**Exercise requirements**
Retype every line from the start of the data down to and including the line with "750, 800, 825];". Skip the pictures.
------------------------------------------------
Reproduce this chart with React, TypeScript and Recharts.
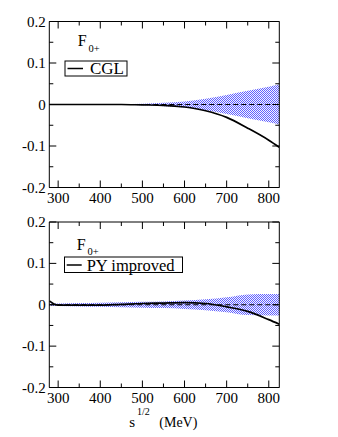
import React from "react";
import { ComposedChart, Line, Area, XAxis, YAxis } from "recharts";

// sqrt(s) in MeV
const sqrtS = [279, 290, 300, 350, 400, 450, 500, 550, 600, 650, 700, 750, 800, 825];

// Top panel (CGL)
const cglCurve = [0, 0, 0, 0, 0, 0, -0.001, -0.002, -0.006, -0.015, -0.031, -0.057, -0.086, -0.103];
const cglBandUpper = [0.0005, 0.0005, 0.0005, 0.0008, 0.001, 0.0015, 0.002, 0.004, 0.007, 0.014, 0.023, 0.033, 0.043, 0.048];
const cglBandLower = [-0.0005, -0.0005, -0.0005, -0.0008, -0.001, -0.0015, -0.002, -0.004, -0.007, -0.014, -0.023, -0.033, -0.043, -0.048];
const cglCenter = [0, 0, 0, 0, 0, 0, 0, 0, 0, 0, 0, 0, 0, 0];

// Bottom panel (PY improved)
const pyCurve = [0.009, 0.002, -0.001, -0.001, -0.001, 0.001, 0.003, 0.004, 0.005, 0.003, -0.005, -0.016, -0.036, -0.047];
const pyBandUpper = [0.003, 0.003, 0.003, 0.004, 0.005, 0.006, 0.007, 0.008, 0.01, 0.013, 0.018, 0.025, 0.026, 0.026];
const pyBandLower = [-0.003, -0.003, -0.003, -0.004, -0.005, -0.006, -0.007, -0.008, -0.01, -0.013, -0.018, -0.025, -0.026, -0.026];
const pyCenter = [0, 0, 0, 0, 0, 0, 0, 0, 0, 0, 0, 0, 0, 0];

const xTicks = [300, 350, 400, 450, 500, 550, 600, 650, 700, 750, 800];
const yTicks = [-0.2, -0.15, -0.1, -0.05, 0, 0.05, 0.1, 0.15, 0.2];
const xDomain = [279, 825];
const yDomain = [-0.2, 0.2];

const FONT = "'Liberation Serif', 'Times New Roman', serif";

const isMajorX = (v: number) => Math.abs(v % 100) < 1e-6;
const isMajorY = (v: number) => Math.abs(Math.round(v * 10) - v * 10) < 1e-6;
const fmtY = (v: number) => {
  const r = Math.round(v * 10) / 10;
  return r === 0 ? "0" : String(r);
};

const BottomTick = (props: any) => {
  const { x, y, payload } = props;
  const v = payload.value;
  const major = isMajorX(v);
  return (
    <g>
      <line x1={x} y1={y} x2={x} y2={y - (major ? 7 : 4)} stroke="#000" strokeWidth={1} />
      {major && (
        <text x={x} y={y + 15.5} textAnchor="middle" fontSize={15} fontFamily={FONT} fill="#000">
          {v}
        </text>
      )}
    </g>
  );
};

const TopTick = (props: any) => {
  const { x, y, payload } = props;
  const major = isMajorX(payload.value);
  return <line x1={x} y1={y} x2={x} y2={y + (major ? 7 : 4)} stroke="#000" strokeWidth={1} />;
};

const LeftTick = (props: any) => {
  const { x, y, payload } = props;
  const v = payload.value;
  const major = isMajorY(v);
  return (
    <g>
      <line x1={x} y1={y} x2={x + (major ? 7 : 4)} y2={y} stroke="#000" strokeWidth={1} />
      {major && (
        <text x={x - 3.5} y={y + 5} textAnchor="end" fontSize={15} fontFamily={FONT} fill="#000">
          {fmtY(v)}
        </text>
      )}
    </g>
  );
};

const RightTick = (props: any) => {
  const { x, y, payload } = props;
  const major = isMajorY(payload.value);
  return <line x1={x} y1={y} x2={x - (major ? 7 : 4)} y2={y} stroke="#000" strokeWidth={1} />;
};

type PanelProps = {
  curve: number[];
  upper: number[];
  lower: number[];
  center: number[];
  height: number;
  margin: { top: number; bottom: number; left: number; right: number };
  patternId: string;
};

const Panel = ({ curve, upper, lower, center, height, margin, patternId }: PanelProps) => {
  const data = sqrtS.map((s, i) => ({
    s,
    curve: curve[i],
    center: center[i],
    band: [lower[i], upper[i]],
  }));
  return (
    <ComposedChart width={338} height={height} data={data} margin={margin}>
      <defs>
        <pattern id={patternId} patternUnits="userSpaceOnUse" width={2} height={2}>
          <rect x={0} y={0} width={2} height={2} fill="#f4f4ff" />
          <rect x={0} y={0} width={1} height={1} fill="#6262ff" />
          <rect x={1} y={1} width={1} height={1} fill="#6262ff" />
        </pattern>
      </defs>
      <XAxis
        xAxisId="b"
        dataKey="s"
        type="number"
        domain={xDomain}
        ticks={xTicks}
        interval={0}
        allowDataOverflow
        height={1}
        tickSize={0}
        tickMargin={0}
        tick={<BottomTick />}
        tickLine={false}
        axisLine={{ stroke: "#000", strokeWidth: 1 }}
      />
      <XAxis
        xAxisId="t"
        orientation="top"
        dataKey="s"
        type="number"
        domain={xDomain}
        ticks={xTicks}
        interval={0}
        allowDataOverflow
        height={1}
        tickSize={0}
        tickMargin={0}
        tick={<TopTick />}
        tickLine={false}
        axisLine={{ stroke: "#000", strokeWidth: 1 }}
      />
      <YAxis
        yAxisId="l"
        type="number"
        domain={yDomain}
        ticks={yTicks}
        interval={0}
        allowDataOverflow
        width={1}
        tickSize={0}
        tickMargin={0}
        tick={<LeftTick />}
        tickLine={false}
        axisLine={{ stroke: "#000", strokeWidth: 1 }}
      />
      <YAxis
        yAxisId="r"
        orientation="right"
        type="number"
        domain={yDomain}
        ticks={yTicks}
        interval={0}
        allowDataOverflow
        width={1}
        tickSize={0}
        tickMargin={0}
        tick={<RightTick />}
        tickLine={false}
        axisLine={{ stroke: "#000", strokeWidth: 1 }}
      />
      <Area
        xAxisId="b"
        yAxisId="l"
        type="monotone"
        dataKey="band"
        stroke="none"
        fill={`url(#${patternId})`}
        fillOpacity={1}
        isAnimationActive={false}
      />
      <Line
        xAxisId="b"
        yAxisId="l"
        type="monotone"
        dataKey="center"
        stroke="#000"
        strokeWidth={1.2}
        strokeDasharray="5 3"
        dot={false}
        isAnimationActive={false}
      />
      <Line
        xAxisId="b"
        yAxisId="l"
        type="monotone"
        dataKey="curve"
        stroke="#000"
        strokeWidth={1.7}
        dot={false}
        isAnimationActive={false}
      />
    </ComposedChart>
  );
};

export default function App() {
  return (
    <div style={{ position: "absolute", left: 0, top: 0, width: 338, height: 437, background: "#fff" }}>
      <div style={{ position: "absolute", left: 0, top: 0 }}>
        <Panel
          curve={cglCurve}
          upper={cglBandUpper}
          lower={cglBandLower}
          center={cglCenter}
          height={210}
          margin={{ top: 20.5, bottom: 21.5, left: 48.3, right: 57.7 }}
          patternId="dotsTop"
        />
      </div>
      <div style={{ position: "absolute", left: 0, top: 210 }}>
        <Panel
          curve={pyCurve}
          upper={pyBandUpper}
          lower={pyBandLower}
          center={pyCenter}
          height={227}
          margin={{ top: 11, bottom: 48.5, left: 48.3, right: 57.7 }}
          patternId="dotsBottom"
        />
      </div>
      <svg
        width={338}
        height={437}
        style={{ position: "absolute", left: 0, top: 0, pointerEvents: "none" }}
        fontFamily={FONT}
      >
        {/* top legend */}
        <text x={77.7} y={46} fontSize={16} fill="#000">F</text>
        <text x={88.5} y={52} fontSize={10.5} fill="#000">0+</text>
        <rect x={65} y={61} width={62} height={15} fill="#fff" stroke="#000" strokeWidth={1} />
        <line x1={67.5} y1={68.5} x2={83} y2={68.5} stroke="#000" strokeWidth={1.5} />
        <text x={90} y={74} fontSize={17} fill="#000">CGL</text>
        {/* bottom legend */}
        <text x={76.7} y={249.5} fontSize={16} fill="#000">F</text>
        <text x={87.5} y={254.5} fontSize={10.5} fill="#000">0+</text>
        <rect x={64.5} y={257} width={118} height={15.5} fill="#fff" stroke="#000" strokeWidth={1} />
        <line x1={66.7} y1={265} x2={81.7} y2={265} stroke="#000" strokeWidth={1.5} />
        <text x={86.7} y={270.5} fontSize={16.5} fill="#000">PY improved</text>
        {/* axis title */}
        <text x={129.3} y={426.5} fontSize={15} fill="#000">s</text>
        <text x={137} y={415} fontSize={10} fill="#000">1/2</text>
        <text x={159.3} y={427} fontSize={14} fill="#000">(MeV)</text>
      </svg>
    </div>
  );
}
------------------------------------------------
**Written answer**
Reproduce this chart with React, TypeScript and Recharts.
import React from "react";
import { ComposedChart, Line, Area, XAxis, YAxis } from "recharts";

// sqrt(s) in MeV
const sqrtS = [279, 290, 300, 350, 400, 450, 500, 550, 600, 650, 700, 750, 800, 825];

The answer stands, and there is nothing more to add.